(Plotting code records)
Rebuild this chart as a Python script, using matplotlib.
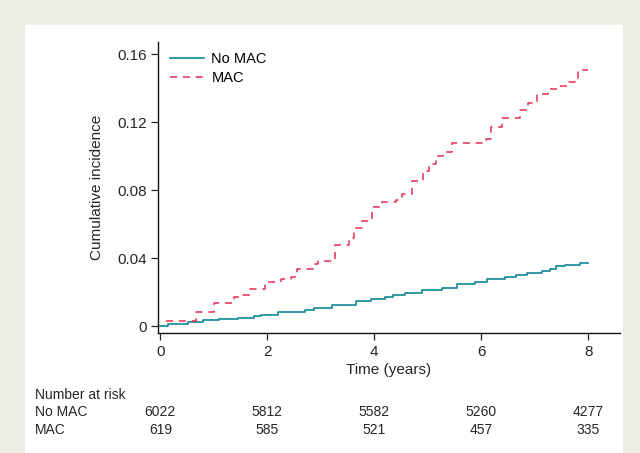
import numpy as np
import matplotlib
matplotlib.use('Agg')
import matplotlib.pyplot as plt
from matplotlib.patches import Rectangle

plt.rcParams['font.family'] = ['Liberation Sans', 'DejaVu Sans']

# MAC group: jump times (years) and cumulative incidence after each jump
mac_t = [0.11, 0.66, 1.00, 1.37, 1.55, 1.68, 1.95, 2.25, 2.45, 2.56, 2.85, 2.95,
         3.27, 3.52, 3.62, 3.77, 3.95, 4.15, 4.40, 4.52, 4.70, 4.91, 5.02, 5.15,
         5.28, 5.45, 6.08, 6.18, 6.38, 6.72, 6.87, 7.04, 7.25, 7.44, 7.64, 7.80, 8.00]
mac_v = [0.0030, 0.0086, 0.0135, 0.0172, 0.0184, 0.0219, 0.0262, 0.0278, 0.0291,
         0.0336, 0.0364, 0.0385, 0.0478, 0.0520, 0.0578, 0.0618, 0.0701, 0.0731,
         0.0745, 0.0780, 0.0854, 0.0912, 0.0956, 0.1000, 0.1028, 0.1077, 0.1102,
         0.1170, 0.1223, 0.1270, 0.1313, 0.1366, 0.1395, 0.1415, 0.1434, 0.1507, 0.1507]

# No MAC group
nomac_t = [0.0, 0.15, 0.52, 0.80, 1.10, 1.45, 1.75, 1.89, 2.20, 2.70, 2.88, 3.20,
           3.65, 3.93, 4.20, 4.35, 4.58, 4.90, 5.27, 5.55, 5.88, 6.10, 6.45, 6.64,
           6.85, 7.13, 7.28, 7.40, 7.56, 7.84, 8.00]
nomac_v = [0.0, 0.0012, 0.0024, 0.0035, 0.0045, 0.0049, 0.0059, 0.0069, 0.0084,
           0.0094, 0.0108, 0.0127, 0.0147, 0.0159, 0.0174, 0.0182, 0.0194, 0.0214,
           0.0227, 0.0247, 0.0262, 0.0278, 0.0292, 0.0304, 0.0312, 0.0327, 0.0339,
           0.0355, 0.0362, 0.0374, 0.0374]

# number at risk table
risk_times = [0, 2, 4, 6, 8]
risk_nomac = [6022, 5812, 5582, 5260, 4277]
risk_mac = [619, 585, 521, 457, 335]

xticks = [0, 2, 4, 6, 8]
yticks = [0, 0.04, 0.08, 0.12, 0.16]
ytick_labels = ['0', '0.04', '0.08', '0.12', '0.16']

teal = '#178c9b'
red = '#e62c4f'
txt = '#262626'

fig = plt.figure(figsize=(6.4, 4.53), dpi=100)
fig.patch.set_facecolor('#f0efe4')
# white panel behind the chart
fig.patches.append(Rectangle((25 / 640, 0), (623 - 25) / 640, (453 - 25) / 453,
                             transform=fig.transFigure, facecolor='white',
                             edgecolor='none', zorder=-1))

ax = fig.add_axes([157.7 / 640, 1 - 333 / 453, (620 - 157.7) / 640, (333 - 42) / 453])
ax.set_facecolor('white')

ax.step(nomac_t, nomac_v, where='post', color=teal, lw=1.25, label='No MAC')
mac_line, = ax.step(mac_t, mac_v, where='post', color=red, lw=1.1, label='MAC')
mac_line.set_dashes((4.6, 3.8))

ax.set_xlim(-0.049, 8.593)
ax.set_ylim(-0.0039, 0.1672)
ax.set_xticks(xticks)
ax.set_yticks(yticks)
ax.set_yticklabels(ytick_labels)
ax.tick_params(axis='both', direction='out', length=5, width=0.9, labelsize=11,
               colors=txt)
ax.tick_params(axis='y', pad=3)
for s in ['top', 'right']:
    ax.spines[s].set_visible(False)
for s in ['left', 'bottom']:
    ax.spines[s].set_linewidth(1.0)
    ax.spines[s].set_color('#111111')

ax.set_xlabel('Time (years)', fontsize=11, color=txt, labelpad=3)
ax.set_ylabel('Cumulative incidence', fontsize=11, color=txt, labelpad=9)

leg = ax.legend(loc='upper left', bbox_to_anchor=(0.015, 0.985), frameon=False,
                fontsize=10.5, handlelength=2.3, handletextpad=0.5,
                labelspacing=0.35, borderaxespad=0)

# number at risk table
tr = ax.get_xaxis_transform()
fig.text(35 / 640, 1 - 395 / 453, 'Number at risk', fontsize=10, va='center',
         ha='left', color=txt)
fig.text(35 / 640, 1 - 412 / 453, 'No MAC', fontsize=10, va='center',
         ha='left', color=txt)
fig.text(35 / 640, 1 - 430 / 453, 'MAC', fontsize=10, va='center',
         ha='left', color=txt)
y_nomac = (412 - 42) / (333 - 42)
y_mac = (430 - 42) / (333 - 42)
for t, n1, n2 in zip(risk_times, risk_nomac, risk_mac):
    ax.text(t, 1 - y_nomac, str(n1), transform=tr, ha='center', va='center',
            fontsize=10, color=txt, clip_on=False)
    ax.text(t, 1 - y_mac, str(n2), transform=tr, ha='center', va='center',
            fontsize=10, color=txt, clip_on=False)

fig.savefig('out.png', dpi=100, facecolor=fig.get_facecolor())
* * *
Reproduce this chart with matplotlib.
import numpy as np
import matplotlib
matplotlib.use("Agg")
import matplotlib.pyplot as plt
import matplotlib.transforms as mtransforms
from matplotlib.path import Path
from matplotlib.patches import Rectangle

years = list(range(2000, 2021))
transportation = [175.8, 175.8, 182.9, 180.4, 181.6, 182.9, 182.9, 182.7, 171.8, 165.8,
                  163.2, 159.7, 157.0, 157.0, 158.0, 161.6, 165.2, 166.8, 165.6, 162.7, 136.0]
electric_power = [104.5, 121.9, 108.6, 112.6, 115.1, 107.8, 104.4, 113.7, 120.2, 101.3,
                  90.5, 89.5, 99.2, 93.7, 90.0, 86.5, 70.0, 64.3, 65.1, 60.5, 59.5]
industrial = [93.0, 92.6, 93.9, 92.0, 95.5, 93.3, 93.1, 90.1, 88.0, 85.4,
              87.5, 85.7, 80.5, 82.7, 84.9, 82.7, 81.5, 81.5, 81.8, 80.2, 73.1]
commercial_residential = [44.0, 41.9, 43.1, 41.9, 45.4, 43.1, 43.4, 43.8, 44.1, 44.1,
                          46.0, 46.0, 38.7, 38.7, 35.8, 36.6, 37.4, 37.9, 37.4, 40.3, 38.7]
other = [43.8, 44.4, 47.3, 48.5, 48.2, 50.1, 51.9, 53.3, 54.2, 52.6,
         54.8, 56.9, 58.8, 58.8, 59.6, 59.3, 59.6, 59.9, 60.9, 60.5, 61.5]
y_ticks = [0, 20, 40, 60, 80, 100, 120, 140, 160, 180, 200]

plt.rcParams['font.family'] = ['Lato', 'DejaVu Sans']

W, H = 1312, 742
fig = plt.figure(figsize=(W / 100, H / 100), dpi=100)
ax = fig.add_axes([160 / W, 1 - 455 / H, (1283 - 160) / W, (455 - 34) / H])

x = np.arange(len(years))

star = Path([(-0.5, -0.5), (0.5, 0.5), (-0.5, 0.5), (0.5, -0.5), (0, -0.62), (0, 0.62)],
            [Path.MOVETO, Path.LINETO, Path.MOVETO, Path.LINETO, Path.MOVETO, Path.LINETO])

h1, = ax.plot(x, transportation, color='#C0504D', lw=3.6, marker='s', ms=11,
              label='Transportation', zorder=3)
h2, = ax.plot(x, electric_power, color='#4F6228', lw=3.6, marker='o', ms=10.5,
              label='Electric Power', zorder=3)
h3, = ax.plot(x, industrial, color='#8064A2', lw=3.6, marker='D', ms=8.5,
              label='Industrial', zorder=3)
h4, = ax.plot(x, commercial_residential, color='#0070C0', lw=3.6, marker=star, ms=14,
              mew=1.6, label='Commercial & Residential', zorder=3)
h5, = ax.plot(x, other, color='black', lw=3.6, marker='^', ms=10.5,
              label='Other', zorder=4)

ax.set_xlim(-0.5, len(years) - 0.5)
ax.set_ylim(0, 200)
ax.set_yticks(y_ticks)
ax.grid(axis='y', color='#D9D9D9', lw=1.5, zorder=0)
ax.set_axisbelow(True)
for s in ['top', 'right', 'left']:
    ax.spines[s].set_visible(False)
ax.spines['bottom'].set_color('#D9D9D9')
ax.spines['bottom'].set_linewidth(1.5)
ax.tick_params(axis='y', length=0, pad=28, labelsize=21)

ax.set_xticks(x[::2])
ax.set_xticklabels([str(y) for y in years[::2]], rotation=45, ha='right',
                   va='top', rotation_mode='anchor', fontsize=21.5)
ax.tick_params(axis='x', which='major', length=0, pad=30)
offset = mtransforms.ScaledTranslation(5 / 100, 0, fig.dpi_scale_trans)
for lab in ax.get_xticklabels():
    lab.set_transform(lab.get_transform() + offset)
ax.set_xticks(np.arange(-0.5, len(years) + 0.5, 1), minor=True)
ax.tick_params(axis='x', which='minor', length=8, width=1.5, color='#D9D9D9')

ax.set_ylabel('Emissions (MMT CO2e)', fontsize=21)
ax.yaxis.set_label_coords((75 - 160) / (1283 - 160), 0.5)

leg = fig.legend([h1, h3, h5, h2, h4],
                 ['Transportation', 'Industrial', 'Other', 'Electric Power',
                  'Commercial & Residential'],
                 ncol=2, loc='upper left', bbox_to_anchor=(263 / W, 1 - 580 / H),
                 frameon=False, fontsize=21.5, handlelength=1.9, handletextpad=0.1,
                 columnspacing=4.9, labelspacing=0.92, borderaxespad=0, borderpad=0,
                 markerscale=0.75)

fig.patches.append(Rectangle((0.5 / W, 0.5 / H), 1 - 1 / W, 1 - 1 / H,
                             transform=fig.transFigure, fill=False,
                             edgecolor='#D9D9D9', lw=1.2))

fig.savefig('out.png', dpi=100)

__Given instruction__: Above are the entries. Output exactly the lines beginning with the line that has "Reproduce this chart with matplotlib." and ending with the line that has "Path.LINETO, Path.MOVETO, Path.LINETO])".

__Final result__:
Reproduce this chart with matplotlib.
import numpy as np
import matplotlib
matplotlib.use("Agg")
import matplotlib.pyplot as plt
import matplotlib.transforms as mtransforms
from matplotlib.path import Path
from matplotlib.patches import Rectangle

years = list(range(2000, 2021))
transportation = [175.8, 175.8, 182.9, 180.4, 181.6, 182.9, 182.9, 182.7, 171.8, 165.8,
                  163.2, 159.7, 157.0, 157.0, 158.0, 161.6, 165.2, 166.8, 165.6, 162.7, 136.0]
electric_power = [104.5, 121.9, 108.6, 112.6, 115.1, 107.8, 104.4, 113.7, 120.2, 101.3,
                  90.5, 89.5, 99.2, 93.7, 90.0, 86.5, 70.0, 64.3, 65.1, 60.5, 59.5]
industrial = [93.0, 92.6, 93.9, 92.0, 95.5, 93.3, 93.1, 90.1, 88.0, 85.4,
              87.5, 85.7, 80.5, 82.7, 84.9, 82.7, 81.5, 81.5, 81.8, 80.2, 73.1]
commercial_residential = [44.0, 41.9, 43.1, 41.9, 45.4, 43.1, 43.4, 43.8, 44.1, 44.1,
                          46.0, 46.0, 38.7, 38.7, 35.8, 36.6, 37.4, 37.9, 37.4, 40.3, 38.7]
other = [43.8, 44.4, 47.3, 48.5, 48.2, 50.1, 51.9, 53.3, 54.2, 52.6,
         54.8, 56.9, 58.8, 58.8, 59.6, 59.3, 59.6, 59.9, 60.9, 60.5, 61.5]
y_ticks = [0, 20, 40, 60, 80, 100, 120, 140, 160, 180, 200]

plt.rcParams['font.family'] = ['Lato', 'DejaVu Sans']

W, H = 1312, 742
fig = plt.figure(figsize=(W / 100, H / 100), dpi=100)
ax = fig.add_axes([160 / W, 1 - 455 / H, (1283 - 160) / W, (455 - 34) / H])

x = np.arange(len(years))

star = Path([(-0.5, -0.5), (0.5, 0.5), (-0.5, 0.5), (0.5, -0.5), (0, -0.62), (0, 0.62)],
            [Path.MOVETO, Path.LINETO, Path.MOVETO, Path.LINETO, Path.MOVETO, Path.LINETO])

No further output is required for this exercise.